I underlined two important statements. Here they are:
1) …purposely running in the opposite direction
2) …putting the message out to increasingly receptive consumers with ads that are often as controversial as the burgers themselves.
These two statements actually present three business lessons. First, do the opposite of what everyone else is doing. This shouldn’t be a new strategy for you, if you have been paying attention to this blog. It is nice to see it in play in other industries. Second, give your customers what they want. Don’t listen to the so called critics, and/or experts (ex: manager/broker). Only listen to the people who give you money – your clients. What do your clients really want. Third, use controversial marketing to attract attention.
Let me add to the quote above from the article…
"…and judging by the growth of both chains, it’s working extraordinarily well. Since 2000, CKE’s average sales per store have increased by 31 percent, a rate greater than any other burger chain’s, save for the nostalgia-mongering Sonic drive-ins, with which CKE is tied. And its stock soared, from about $2 in 2001 to more than $22 last June, before slipping back to around $15 at the end of the year."
Is this proof that doing the opposite of what your competition is doing may actually be more profitable? I think it is. Most of the well known fast food restaurants have gone the other way with their menus. They have tried to offer healthier burgers, fruit and salads.
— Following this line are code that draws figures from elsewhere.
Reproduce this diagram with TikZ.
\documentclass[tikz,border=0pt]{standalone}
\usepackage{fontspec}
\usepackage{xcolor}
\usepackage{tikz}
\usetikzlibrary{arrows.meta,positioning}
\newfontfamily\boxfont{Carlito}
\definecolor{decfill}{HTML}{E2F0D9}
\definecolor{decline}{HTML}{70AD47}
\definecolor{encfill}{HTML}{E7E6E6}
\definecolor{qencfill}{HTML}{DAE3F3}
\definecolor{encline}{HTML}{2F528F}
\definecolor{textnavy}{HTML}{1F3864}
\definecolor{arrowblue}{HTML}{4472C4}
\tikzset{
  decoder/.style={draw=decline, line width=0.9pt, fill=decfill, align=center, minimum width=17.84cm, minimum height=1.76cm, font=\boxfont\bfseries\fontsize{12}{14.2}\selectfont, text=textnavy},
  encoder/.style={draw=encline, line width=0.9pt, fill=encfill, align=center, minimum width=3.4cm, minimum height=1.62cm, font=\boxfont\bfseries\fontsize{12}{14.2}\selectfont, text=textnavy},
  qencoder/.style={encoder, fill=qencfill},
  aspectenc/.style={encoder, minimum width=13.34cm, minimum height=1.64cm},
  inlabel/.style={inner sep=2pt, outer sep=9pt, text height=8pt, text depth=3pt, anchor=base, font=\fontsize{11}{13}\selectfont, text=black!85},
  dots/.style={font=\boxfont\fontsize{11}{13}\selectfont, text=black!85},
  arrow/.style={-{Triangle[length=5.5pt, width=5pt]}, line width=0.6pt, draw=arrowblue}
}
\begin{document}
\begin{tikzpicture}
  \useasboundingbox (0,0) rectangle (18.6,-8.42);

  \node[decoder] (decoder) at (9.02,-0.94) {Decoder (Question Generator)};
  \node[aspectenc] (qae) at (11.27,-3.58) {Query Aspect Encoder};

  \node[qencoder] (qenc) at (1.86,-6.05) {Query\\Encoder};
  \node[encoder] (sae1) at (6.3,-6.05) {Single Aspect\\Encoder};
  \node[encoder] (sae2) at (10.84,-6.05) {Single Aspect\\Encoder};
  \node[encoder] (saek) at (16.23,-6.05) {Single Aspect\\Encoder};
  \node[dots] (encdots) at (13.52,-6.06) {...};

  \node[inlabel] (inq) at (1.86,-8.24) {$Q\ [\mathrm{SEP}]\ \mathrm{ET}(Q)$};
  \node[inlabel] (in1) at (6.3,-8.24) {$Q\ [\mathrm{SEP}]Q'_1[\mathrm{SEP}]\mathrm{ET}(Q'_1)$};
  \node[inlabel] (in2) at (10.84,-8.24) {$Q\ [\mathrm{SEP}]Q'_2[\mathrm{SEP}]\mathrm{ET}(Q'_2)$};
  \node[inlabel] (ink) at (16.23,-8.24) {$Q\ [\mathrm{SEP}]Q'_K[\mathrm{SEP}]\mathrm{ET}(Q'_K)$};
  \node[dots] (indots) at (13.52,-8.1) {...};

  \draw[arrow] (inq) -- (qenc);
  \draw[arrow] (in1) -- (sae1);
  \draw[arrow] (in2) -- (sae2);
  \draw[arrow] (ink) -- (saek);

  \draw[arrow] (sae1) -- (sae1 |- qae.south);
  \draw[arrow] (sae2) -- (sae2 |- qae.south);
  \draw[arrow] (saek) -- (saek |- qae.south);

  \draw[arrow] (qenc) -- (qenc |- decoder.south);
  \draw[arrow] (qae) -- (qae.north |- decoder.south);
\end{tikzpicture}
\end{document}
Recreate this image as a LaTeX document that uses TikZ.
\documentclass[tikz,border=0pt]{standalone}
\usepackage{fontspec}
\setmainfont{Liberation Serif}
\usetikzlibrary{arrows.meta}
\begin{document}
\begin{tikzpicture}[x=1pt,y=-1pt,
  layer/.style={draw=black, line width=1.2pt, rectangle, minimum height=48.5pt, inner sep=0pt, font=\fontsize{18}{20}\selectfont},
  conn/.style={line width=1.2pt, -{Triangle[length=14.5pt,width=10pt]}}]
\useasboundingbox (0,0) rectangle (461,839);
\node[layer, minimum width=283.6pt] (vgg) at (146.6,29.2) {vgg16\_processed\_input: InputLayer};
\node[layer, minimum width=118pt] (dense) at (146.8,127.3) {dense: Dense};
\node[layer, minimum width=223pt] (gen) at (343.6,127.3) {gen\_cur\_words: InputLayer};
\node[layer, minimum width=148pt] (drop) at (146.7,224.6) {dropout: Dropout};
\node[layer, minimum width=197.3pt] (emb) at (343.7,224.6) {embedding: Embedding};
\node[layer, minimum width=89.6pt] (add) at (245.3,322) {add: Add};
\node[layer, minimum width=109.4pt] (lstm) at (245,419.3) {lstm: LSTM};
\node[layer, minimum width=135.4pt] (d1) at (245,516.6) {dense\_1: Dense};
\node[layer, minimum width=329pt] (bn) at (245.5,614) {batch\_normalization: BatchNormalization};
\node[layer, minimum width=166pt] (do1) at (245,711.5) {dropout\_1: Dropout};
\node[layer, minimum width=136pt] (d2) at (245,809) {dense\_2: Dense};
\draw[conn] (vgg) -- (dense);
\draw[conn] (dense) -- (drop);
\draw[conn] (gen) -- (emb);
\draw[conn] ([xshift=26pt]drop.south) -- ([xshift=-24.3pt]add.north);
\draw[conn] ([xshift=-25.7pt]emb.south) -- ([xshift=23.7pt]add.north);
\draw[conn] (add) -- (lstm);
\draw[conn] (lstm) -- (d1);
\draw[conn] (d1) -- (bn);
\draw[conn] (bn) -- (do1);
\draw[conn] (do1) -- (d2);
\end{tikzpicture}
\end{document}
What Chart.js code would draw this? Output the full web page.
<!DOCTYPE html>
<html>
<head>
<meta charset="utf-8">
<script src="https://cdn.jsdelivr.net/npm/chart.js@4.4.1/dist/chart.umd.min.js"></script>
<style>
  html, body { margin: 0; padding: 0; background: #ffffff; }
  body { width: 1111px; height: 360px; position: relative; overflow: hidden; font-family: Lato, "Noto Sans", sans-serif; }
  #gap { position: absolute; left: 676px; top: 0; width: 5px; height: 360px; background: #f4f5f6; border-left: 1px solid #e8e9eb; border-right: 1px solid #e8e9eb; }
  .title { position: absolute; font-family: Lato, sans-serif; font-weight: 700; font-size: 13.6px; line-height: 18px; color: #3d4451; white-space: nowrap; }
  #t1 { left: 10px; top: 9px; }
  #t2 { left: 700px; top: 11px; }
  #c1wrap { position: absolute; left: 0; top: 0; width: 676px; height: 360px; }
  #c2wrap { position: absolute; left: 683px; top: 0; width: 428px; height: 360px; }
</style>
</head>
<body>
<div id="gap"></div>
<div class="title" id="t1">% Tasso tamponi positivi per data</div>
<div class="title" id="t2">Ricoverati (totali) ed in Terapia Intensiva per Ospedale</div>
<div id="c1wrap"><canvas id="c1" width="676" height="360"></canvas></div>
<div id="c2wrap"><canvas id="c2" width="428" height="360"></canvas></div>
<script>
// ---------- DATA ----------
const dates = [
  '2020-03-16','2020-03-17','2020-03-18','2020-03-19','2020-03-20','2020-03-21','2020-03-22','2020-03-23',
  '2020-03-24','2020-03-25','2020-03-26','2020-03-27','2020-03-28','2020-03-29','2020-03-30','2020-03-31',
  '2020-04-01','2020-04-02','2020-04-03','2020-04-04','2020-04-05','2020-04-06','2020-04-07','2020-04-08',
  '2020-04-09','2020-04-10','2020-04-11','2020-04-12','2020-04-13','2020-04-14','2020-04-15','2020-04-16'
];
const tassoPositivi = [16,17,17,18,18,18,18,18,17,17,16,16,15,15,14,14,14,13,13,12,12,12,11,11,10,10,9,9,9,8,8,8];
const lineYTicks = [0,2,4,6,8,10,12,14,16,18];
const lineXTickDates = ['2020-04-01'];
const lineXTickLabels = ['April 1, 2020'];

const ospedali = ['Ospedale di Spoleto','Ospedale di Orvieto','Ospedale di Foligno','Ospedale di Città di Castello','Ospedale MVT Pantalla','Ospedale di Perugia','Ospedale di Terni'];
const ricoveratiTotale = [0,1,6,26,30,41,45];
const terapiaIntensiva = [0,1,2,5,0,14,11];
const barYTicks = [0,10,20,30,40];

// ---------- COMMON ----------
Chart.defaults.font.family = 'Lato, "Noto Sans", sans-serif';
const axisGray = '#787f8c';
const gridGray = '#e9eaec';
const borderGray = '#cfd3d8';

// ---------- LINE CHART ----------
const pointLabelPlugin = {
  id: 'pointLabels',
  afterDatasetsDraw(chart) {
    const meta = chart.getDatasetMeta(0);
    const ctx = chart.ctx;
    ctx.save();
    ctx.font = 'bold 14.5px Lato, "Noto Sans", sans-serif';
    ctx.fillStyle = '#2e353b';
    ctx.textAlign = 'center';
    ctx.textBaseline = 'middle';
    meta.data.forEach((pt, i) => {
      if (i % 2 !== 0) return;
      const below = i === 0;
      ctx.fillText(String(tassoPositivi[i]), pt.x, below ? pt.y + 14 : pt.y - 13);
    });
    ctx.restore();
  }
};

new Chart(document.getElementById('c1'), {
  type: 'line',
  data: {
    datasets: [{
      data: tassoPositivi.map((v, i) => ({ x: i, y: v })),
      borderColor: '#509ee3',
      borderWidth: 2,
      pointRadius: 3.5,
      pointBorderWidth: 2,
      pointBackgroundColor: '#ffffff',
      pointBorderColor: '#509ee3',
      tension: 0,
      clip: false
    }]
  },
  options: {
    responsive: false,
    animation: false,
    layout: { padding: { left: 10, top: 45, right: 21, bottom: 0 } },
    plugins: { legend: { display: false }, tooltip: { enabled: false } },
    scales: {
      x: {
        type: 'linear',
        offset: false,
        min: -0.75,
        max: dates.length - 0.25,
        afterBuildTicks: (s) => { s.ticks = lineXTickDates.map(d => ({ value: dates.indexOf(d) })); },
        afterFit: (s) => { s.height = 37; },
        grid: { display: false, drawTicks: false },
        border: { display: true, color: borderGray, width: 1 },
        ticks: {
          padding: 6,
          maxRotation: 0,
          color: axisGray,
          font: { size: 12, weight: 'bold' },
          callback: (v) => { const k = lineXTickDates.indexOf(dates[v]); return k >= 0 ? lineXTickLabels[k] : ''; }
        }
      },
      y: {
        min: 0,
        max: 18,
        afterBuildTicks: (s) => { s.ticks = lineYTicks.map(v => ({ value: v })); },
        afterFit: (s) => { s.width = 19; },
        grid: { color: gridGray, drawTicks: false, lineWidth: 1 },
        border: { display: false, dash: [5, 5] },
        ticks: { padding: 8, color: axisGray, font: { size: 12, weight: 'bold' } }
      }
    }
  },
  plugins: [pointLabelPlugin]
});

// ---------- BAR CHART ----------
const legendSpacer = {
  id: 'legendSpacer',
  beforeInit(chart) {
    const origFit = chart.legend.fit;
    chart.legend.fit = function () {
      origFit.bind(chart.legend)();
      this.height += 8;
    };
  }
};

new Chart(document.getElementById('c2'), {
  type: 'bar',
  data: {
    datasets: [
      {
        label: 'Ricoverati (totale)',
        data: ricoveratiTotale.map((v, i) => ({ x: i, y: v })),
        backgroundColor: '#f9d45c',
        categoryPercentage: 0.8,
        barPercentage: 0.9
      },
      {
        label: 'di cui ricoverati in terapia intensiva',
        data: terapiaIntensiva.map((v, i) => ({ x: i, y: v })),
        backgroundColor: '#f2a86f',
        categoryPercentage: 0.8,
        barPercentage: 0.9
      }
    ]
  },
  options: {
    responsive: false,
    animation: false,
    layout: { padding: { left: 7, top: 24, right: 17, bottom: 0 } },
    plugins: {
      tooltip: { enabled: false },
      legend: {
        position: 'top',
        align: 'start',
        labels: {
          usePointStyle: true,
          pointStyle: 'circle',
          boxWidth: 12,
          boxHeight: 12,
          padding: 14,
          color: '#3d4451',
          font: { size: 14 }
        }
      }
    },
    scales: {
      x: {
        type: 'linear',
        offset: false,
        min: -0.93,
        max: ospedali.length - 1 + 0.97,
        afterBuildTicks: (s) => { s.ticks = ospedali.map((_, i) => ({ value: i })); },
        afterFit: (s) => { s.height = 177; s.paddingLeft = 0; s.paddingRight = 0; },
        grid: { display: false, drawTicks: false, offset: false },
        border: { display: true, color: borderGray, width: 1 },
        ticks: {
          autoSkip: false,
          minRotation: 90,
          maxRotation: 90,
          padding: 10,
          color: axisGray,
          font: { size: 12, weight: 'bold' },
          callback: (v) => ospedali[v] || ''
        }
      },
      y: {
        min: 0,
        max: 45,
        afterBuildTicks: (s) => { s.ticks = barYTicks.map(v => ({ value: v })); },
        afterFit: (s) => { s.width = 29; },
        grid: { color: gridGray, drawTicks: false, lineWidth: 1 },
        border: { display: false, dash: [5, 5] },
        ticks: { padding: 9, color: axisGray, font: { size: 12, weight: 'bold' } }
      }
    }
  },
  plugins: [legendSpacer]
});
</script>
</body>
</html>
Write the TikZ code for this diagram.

Not CKE.
Read on from the article to see what CKE learned about their customers…
"For all the buzz created by snack wraps and yogurt parfaits, burgers and fries remain the two most frequently ordered items in American restaurants, according to industry research group NPD Foodworld. In fact, the addition of salads at McDonald’s and other chains is partly aimed at drawing more burger-eating men by placating wives and girlfriends who would otherwise veto the restaurant choice. "What people say they want and what they do don’t match up," says Darren Tristano, an executive vice president at Technomic, a food-industry research and consulting firm. "If they say, ‘I’m gonna order more salads,’ they’re going to order more french fries." CKE marketing head Brad Haley, who looks a bit like a golfer with his short-sleeve shirt, goatee, and nascent paunch, echoes the sentiment. "People say what makes them feel better about themselves in surveys"
CKE learned this by watching what their customers actually do, not listening to what they say. We should do the same thing with our customers. What do your customers actually do? What do they really want? Do you know? If you don’t, your business is in trouble.
Read the article to see how they have used the negative publicity about their big burgers to their advantage. It’s genius. I actually laughed when I read it. CKE actually learned how to turn a negative situation into a fantastic marketing opportunity. Right now, real estate in the States is receiving tons of negative publicity. How can you use this negative publicity to your advantage?